We stayed in radio on email for a bit before the shoot day. I started calling him, “Mr Nichs,” and he didn’t seem to mind. He couldn’t make it to the set, where we’d cast Diane von Furstenberg and Prabal Gurung as The Graduate’s Mrs Robinson and Benjamin (corny in retrospect); and Marc Jacobs and Winona Ryder as Who’s Afraid of Virginia Woolf’s George and Martha (sublime). I can’t remember exactly how this magic happened, but Rita Wilson (who wrote for BAZAAR at the time) and Tom Hanks (who’d starred in Nichols’ Charlie Wilson’s War) were in town and came by the set to play around as George and Martha themselves.
I sent Mike the pictures of Marc and Winona, followed by Tom and Rita. He replied, “U kidding me? It’s great. Izzat TOM? They’re wonderful. That Rita. She’s the real thing. Both amazing. You too.” Imploding, I wrote back: “These pictures complete me.”
“You don’t need no completing,” he replied. “Already are.”
Not long afterward, Mike invited me to dinner back at that beautiful apartment. The guests were Nora Ephron and Nick Pileggi, Tom Stoppard, Tony Kushner and Mark Harris (who subsequently wrote Mike’s biography, Mike Nichols: A Life), Martha Plimpton. And…me?! The conversation was about real things, often literally life and death. It was funny and intimate, and so unlike all the prattle you’d normally hear in fashion or entertainment. I remember perfectly lit art and leopard poufs and Diane taking off her shoes after dinner. I left first, for some dumb reason, like I didn’t want to curse it. I still can’t believe I was there.

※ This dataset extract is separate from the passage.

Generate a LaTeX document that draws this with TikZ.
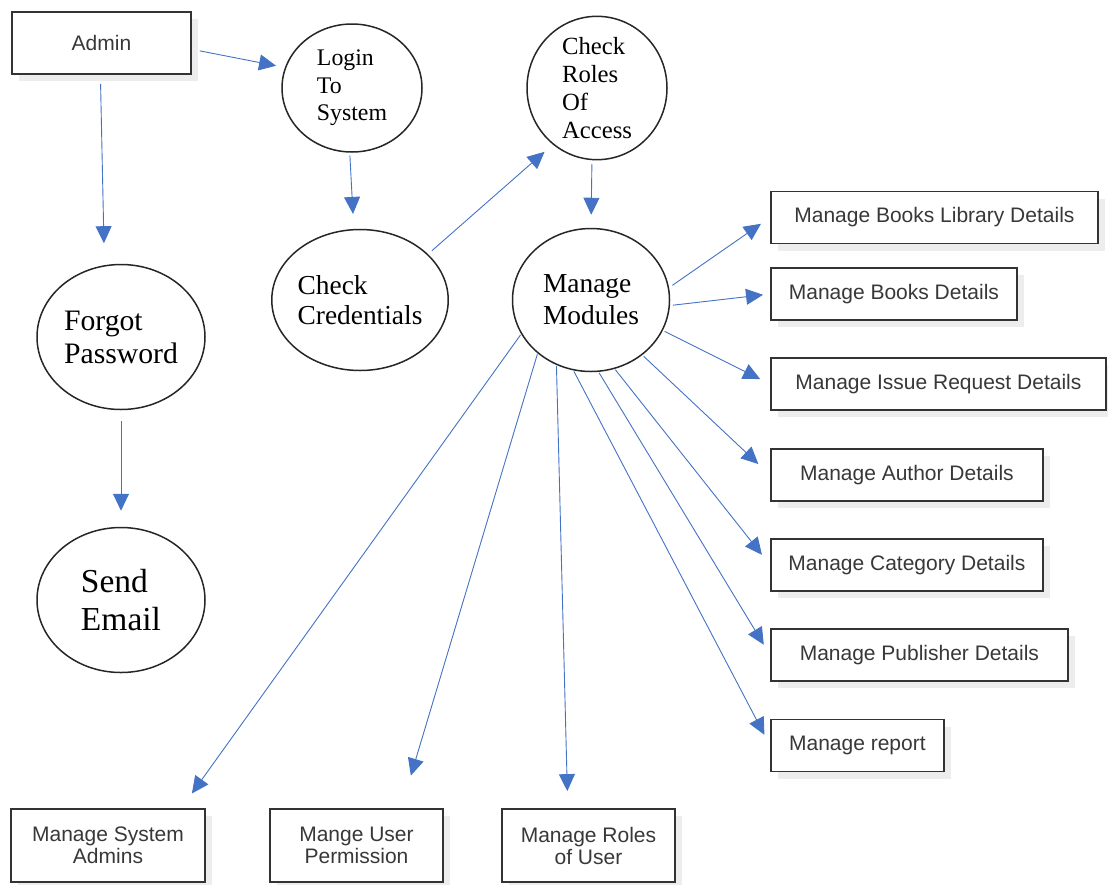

Nora died the next year, and Mike passed in 2014. I ran into Diane at an event a year or so after Mike’s death at a MoMA benefit. We were both walking out of the revolving doors when she turned to me and said, “Wasn’t that dinner wonderful?”
It was. I met all my heroes, and it was sublime.
Hey Laura, although we only met for a brief second at Cutler, I have been following you for some time now. this is not really cheeky but I wanted you to know how I look up to you. You’re wit, resilience and endless skills are something to be admired. I so enjoyed this read and ready for the next.!!
That dinner party line up!!!!!!!! Divine. What a beautiful post. Sentimental in the best of ways.